ここから、現在のチタン製インプラント治療の歴史が本格的に幕を開け、改良と進化を重ねながら、安全性と信頼性の高い治療法として世界中に広く普及しています。
当院におけるインプラント導入の経緯
~"流行"ではなく、"確信"からのスタート~
当院が開院して14年目の頃、インプラント治療について本格的に学び始めました。
当時はいくつかの研修会にも参加しましたが、世界的にもインプラント治療の歴史はまだ浅く、信頼性に確信が持てなかったため、すぐに導入することはありませんでした。
その後、約10年間にわたり世界のインプラント事情や臨床結果を見続けた結果、チタンインプラントこそが天然歯を再現できる最良の治療法という確信を持つに至りました。
そして1993年、当院でインプラント治療を導入し、現在に至っています。
当院のインプラント治療歴は、すでに32年を数えます。

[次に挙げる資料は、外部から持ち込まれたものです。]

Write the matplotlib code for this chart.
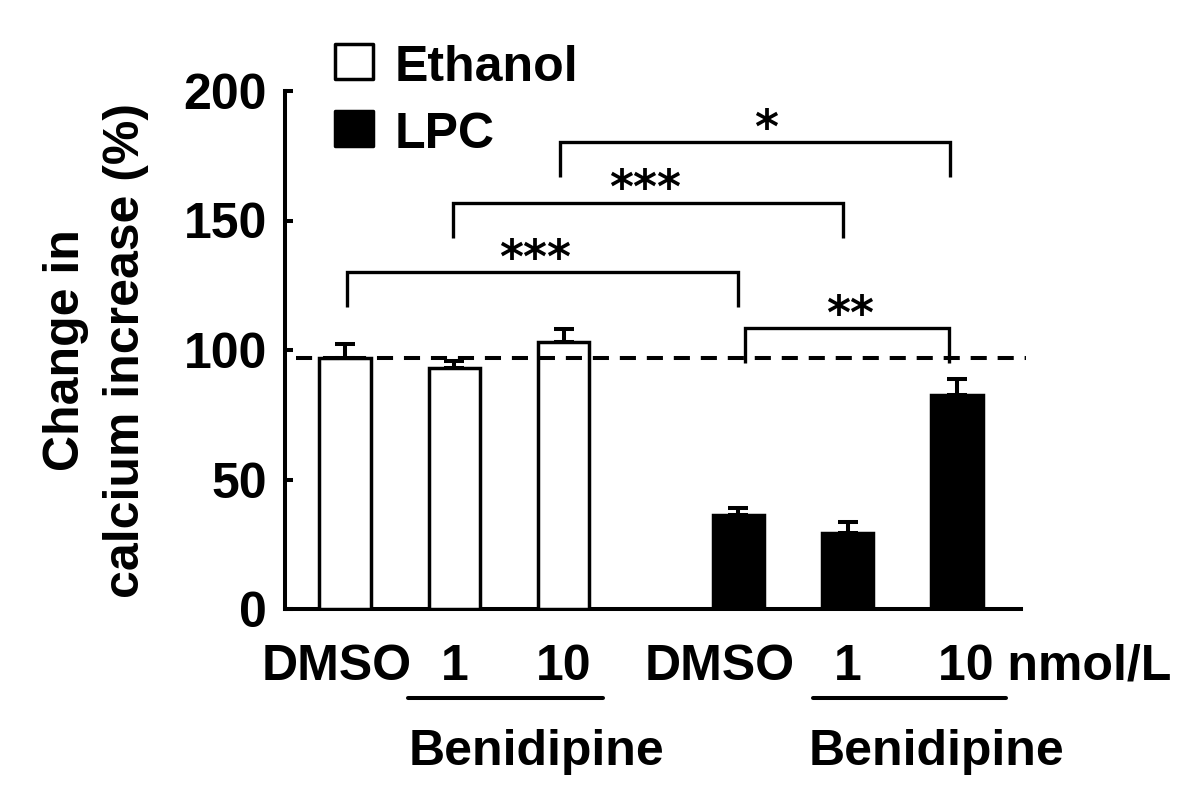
import matplotlib
matplotlib.use('Agg')
import numpy as np
import matplotlib.pyplot as plt
from matplotlib.patches import Rectangle

# ---- data ----
categories = ['DMSO', '1', '10', 'DMSO', '1', '10']
groups = ['Ethanol', 'Ethanol', 'Ethanol', 'LPC', 'LPC', 'LPC']
means = [97.0, 92.9, 103.1, 36.3, 29.2, 82.7]
sems = [5.3, 3.0, 4.9, 2.8, 4.3, 6.1]
reference_level = 97
yticks = [0, 50, 100, 150, 200]
bracket_pairs = [(0, 3), (1, 4), (2, 5), (3, 5)]
bracket_heights = [130.0, 156.9, 180.2, 108.4]
bracket_labels = ['***', '***', '*', '**']
legend_labels = ['Ethanol', 'LPC']
unit_label = 'nmol/L'
drug_label = 'Benidipine'
ylabel_lines = ['Change in', 'calcium increase (%)']

# ---- style ----
SANS = ['Liberation Sans', 'DejaVu Sans']
FS = 36
LW = 2.9
colors = {'Ethanol': 'white', 'LPC': 'black'}

fig = plt.figure(figsize=(12, 7.93), dpi=100)
ax = fig.add_axes([285 / 1200, 1 - 609 / 793, (1021 - 285) / 1200, (609 - 91) / 793])

x = np.arange(len(means)) + np.array([0.0 if g == 'Ethanol' else 0.6 for g in groups])

ax.bar(x, means, width=0.47, color=[colors[g] for g in groups],
       edgecolor='black', linewidth=2.5, zorder=3)
ax.errorbar(x, means, yerr=[np.zeros(len(sems)), sems], fmt='none', ecolor='black',
            elinewidth=LW, capsize=7.5, capthick=LW, zorder=2)

ax.axhline(reference_level, xmin=0.015, xmax=1.007, color='black', lw=LW,
           ls=(0, (4, 2.7)), clip_on=False, zorder=4)

ax.set_xlim(-0.549, 6.185)
ax.set_ylim(0, 200)
ax.set_yticks(yticks)
ax.set_yticklabels([str(t) for t in yticks], fontsize=FS, fontweight='bold', family=SANS)
ax.set_xticks([])
ax.tick_params(axis='y', direction='in', length=6, width=LW, pad=13)
for s in ['top', 'right']:
    ax.spines[s].set_visible(False)
for s in ['left', 'bottom']:
    ax.spines[s].set_linewidth(LW)

# significance brackets
end_offsets = [(0.02, 0.0), (-0.015, -0.04), (-0.03, -0.065), (0.06, -0.07)]
text_offsets = [-0.07, -0.03, 0.1, 0.03]
leg = 13.5
for (i, j), h, lab, (dl, dr), to in zip(bracket_pairs, bracket_heights, bracket_labels,
                                        end_offsets, text_offsets):
    x1, x2 = x[i] + dl, x[j] + dr
    ax.plot([x1, x1, x2, x2], [h - leg, h, h, h - leg], color='black', lw=2.4,
            solid_joinstyle='miter', solid_capstyle='butt', clip_on=False, zorder=5)
    ax.text((x1 + x2) / 2 + to, h - 0.3, lab, ha='center', va='baseline',
            fontsize=33, fontweight='bold', family=['DejaVu Sans'], clip_on=False)

# x category labels
label_x = [-0.08, 1.0, 2.0, 3.43, 4.6]
for lx, lab in zip(label_x, categories[:5]):
    ax.text(lx, -27.4, lab, ha='center', va='baseline', fontsize=FS,
            fontweight='bold', family=SANS, clip_on=False)
ax.text(5.43, -27.4, categories[5] + ' ' + unit_label, ha='left', va='baseline',
        fontsize=FS, fontweight='bold', family=SANS, clip_on=False)

# drug underline + label
for (ux1, ux2), bx in [((0.576, 2.36), 1.752), ((4.28, 6.05), 5.41)]:
    ax.plot([ux1, ux2], [-34.4, -34.4], color='black', lw=LW, solid_capstyle='round',
            clip_on=False)
    ax.text(bx, -60.2, drug_label, ha='center', va='baseline', fontsize=FS,
            fontweight='bold', family=SANS, clip_on=False)

# legend
W, H = 1200, 793
for k, (lab, ytop) in enumerate(zip(legend_labels, [44, 111])):
    fig.patches.append(Rectangle((335 / W, 1 - (ytop + 35) / H), 38 / W, 35 / H,
                                 transform=fig.transFigure, facecolor=colors[lab],
                                 edgecolor='black', linewidth=2.5,
                                 joinstyle='round'))
    fig.text(395 / W, 1 - (ytop + 37) / H, lab, ha='left', va='baseline', fontsize=FS,
             fontweight='bold', family=SANS)

# y label (two lines)
for lx, line in zip([66, 126], ylabel_lines):
    fig.text(lx / W, 1 - 350 / H, line, rotation=90, ha='center', va='center',
             fontsize=FS, fontweight='bold', family=SANS)

fig.savefig('out.png', dpi=100)
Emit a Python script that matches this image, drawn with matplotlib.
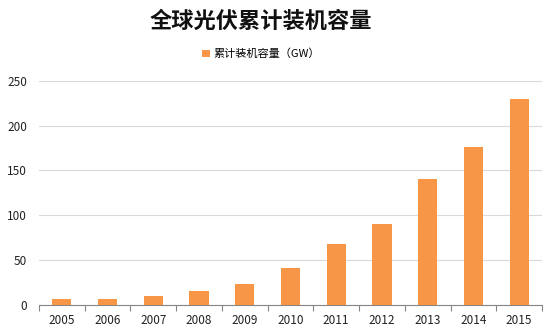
import matplotlib
matplotlib.use("Agg")
import matplotlib.pyplot as plt
import numpy as np

plt.rcParams['font.family'] = ['Noto Sans CJK SC', 'DejaVu Sans']

years = ['2005', '2006', '2007', '2008', '2009', '2010', '2011', '2012', '2013', '2014', '2015']
capacity = [5.6, 6.7, 9.2, 15.3, 22.8, 41, 67.6, 90, 140.5, 176, 230]
series_name = '累计装机容量（GW）'
title = '全球光伏累计装机容量'
y_ticks = [0, 50, 100, 150, 200, 250]

fig = plt.figure(figsize=(5.54, 3.29), dpi=100)
ax = fig.add_axes([39/554, 1 - 304.5/329, (542 - 39)/554, (304.5 - 81)/329])

x = np.arange(len(years))
ax.bar(x, capacity, width=0.42, color='#F79646', zorder=3, label=series_name)

ax.set_xlim(-0.5, len(years) - 0.5)
ax.set_ylim(0, 250)
ax.set_yticks(y_ticks)
ax.set_yticklabels([str(v) for v in y_ticks])
ax.yaxis.grid(True, color='#D9D9D9', linewidth=0.8, zorder=0)
ax.tick_params(axis='y', length=0, pad=8.5, labelsize=8.5, labelcolor='#222222')

ax.set_xticks(x)
ax.set_xticklabels(years)
ax.set_xticks(np.arange(len(years) + 1) - 0.5, minor=True)
ax.tick_params(axis='x', which='major', length=0, pad=7, labelsize=8.5, labelcolor='#222222')
ax.tick_params(axis='x', which='minor', length=4, color='#868686', width=0.8)

for s in ['top', 'right', 'left']:
    ax.spines[s].set_visible(False)
ax.spines['bottom'].set_color('#868686')
ax.spines['bottom'].set_linewidth(0.8)

fig.text(261/554, 1 - 21/329, title, ha='center', va='center', fontsize=16, fontweight='bold', color='#111111')
leg = fig.legend(loc='center', bbox_to_anchor=(261/554, 1 - 54/329), frameon=False,
                 fontsize=8, handlelength=0.7, handleheight=0.7, handletextpad=0.3)

fig.savefig('out.png', dpi=100, facecolor='white')
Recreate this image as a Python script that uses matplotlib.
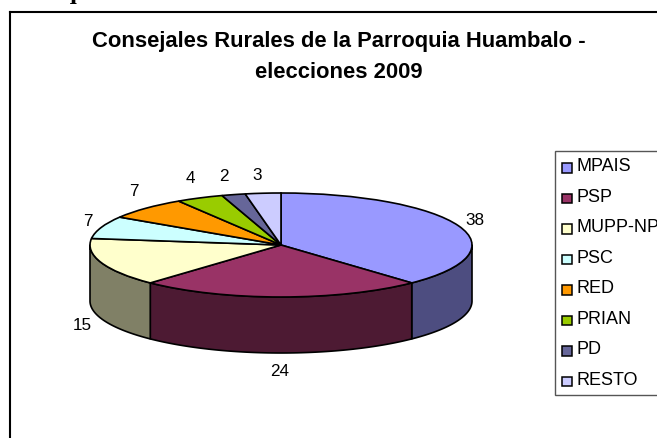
import numpy as np
import matplotlib
matplotlib.use("Agg")
import matplotlib.pyplot as plt
from matplotlib.patches import Rectangle

labels = ["MPAIS", "PSP", "MUPP-NP", "PSC", "RED", "PRIAN", "PD", "RESTO"]
values = [38, 24, 15, 7, 7, 4, 2, 3]
top_colors = ["#9999FF", "#993366", "#FFFFCC", "#CCFFFF", "#FF9900", "#99CC00", "#666699", "#CCCCFF"]
side_colors = ["#4D4D80", "#4D1A33", "#808066", "#668080", "#804D00", "#4D6600", "#33334D", "#666680"]
title_text = "Consejales Rurales de la Parroquia Huambalo -\nelecciones 2009"
heading_text = "Parroquia Huambalo"

W, H = 657, 439
CX, CY, RX, RY, DEPTH = 281, 246, 191, 52, 56

plt.rcParams["font.family"] = ["Liberation Sans", "DejaVu Sans"]
fig = plt.figure(figsize=(W / 100, H / 100), dpi=100)
bg = fig.add_axes([0, 0, 1, 1])
bg.set_xlim(0, W); bg.set_ylim(H, 0); bg.axis("off")

# chart frame
bg.plot([10, 10], [H, 13], color="black", lw=1.5, zorder=1, solid_capstyle="projecting")
bg.plot([10, W], [13, 13], color="black", lw=1.5, zorder=1, solid_capstyle="projecting")

# cut-off document heading above the chart
bg.text(1, -1.5, heading_text, family="Liberation Serif", weight="bold", fontsize=18,
        ha="left", va="baseline", color="black", zorder=1)

bg.text(339, 42, title_text.split("\n")[0], ha="center", va="center", weight="bold", fontsize=15.8, color="black")
bg.text(339, 73, title_text.split("\n")[1], ha="center", va="center", weight="bold", fontsize=15.8, color="black")

# pie axes: unit circle mapped on to the ellipse of the top face
ax = fig.add_axes([(CX - RX) / W, 1 - (CY + RY) / H, 2 * RX / W, 2 * RY / H])
ax.patch.set_alpha(0)

d = DEPTH / RY
fracs = np.array(values, dtype=float) / np.sum(values)
edges = np.concatenate([[0], np.cumsum(fracs)]) * 2 * np.pi  # clockwise from 12 o'clock

def draw_side(a0, a1, color):
    lo = max(a0, np.pi / 2)
    hi = min(a1, 3 * np.pi / 2)
    if hi <= lo:
        return
    t = np.linspace(lo, hi, 80)
    x, y = np.sin(t), np.cos(t)
    ax.fill(np.r_[x, x[::-1]], np.r_[y, (y - d)[::-1]], facecolor=color,
            edgecolor="black", lw=1.2, clip_on=False, zorder=2, joinstyle="round")

for i in range(len(values)):
    draw_side(edges[i], edges[i + 1], side_colors[i])

ax.pie(values, colors=top_colors, startangle=90, counterclock=False, radius=1,
       wedgeprops=dict(edgecolor="black", linewidth=1.2, zorder=3, clip_on=False), frame=True)
ax.set_aspect("auto")
ax.set_xlim(-1, 1); ax.set_ylim(-1, 1)
ax.axis("off")

# value labels
label_pos = [(475, 221), (280, 372), (82, 326), (88, 222), (134, 192), (190, 179), (224, 177), (257, 176)]
for (px, py), v in zip(label_pos, values):
    bg.text(px, py, str(v), ha="center", va="center", fontsize=12.3, color="black", zorder=6)

# legend
lg = fig.add_axes([0, 0, 1, 1])
lg.set_xlim(0, W); lg.set_ylim(H, 0); lg.axis("off"); lg.patch.set_alpha(0)
lg.add_patch(Rectangle((554.5, 152), 125, 244, facecolor="white", edgecolor="#555555", lw=1, zorder=1))
for i, name in enumerate(labels):
    y = 168.5 + i * 30.5
    lg.add_patch(Rectangle((562, y - 4.5), 9.5, 9.5, facecolor=top_colors[i], edgecolor="black", lw=1.1, zorder=2))
    lg.text(577, y - 1.5, name, ha="left", va="center", fontsize=13, color="black", zorder=2, clip_on=True)

fig.savefig("out.png", dpi=100, facecolor="white")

長年の経験と蓄積した知識を活かしながら、患者さま一人ひとりに合った安全で確かな治療を心掛けています。
当院のインプラントについて
当院で使用しているのは、ノーベルバイオケア社製のインプラントです。
このメーカーは世界で最初にインプラントを考案した企業としても知られています。
45年以上の歴史を持ち、世界中で高く評価されています。
ノーベルバイオケア社とその背景
ノーベルバイオケア社は1981年にスウェーデンで設立され、現在はスイスに本社を構える世界的なインプラントメーカーです。社名はノーベル賞で知られるアルフレッド・ノーベル氏が設立した企業に由来しています。
このインプラントの販売元は米国カリフォルニアに本拠地を置くエンビスタホールディングス社(Envista Holdings)です。
エンビスタ社は、一般歯科医院や口腔外科、矯正歯科といった専門医に至るまで、世界中の歯科医療機関に向けて幅広い機器や材料を製造・販売しています。
現在では、世界150か国以上、100万人を超える歯科医師に製品を提供しており、日本法人「ノーベルバイオケアジャパン」もそのグループに属しています。
海外からの視察も
2025年3月18日、当院にヱンビスタホールディングス社CEOのポール・キール氏と、ノーベルバイオケアジャパン社長の坂野弘太郎氏が来訪されました。
日本におけるノーベルバイオケアインプラントの使用状況や臨床実績に加え、CT診断やデジタル矯正治療への取り組みなど、多岐にわたるテーマについて意見を求められました。
世界的トップ企業のCEOが現場の声に真摯に耳を傾ける姿勢は非常に印象的であり、改めて信頼できるメーカーであることを実感しました。
歯科医療の世界的リーダーから直接評価をいただけたことは、当院にとっても大変貴重であり光栄な経験でした。